They should open source and publish whatever they've done to this point.
STEP files are a bit lame. SolidWorks files are much more useful since minor changes will likely need to be made depending on how it is manufactured.
The bit i don't get is that if you have a genuinely commercially viable idea, why do you need crowd funding, and if it isn't commercially viable, how is it going to work just because it is crowd funded??
I've faced exactly that problem... demonstrated the first level of disclosure (and sometimes working prototypes) to 'interested' corporate parties - sometimes very substantial multi-nationals - and as soon as their legal / risk management people see it - I get a photocopied letter back that says -
"We do not accept or entertain unsolicited offers of intellectual property"
- i.e. we don't want to know what we don't know - in case we may have already been thinking about it already - but we don't know, so we can't look at what you're doing in case it overlaps what we may or may not be doing.
I think you missed the part where... I offer to present under an NDA etc - a working hardware prototype (or in the case of software a functional POC) for them to review as relevant/suitable to ...
buy outright
licence
take equity
... we never get to the offers, as they have no idea of the product capability!
The weirdest case I had was a multi-national auto component supplier actually went most of the way with me (almost a year of presentation, negotiation etc) and eventually they hit the same barrier! The car manufacturers wouldn't accept their presentation unless the car co had expressed a need for such a product development beforehand! it's just their protocol?!
I think you missed the part where... I offer to present under an NDA etc - a working hardware prototype (or in the case of software a functional POC) for them to review as relevant/suitable to ...
buy outright
licence
take equity
... we never get to the offers, as they have no idea of the product capability!
The weirdest case I had was a multi-national auto component supplier actually went most of the way with me (almost a year of presentation, negotiation etc) and eventually they hit the same barrier! The car manufacturers wouldn't accept their presentation unless the car co had expressed a need for such a product development beforehand! it's just their protocol?!
The weirdest case I had was a multi-national auto component supplier actually went most of the way with me (almost a year of presentation, negotiation etc) and eventually they hit the same barrier!

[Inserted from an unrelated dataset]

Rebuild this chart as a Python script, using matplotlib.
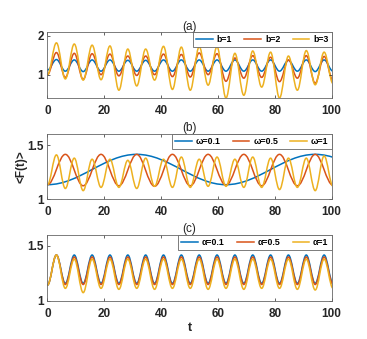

The developer of the failed Trigger Trap product was on a podcast explaining the whole saga and why it failed:
http://thisweekinphoto.com/triggertrap-saga-itl-07/
The developer of the failed Trigger Trap product was on a podcast explaining the whole saga and why it failed:
http://thisweekinphoto.com/triggertrap-saga-itl-07/Listening to that, it seems the fundamental problem was they had no in-house electronics people, and were relying entirely on a subcontractor who were either incompetent, or were cynically taking advantage of being given a woefully inadequate specification.
Both Triggertrap and ourselves were thrown a few curve balls during the development of Ada, the benefits of Kickstarter meant that Triggertrap could keep in contact with their customer base directly, but this did mean a change in dynamics. Triggertrap had a set of extremely complex specifications and expectations from their customers, so the race was certainly on to smooth any bumps in the road which appeared along the route to getting The Ada into its backer’s hands.
AFAICS the product was basically little more than a flexible timer with a few simple interfaces, and its own UI.
How they got to a $100 BOM and 1% of their intended battery life is beyond me.
It wasn't mentioned if they'd made good on their earlier promise to open-source everything.
Regardless of the actual detail - any company going into something like this without in-house electronics expertise, even if only to keep specs under control and realistic, is taking a colossal risk.
Considering how much they've watsed, hiring an engineer would have been small change.
Lesson 5: Get the right skills.
We thought we had all the skills we needed to deliver this project. We were incredibly wrong. As soon as the Kickstarter money hit our account, we should have hired an experienced hardware product manager.
Lesson 6: Don’t be naïve.
Towards the end of the project, we engaged an extremely experienced hardware project manager, both to discuss how things were looking, and to see if we could salvage the project.
To kick it off, I figured I’d ask him how we should have run this project. The challenge we set him: “If you have £300k to develop a consumer electronics product, how would you go about it?” He looked me straight in the eye, blinked twice, and said “I wouldn’t. Not with a budget of under £1m.”
In my experience, having in-house engineers is not necessarily an advantage, if you don't have the right management skills. It is easy for bad managers to indulge in feature creep, and the engineer usually feels obliged to accommodate, rather than say "no way, that was not in the original spec".
I did actually work for a start-up as the sole engineer (the rest marketing/management), and it was pretty hopeless. Requirements changing every day, no spec of any sort, completely ridiculous expectations of cost and timescale.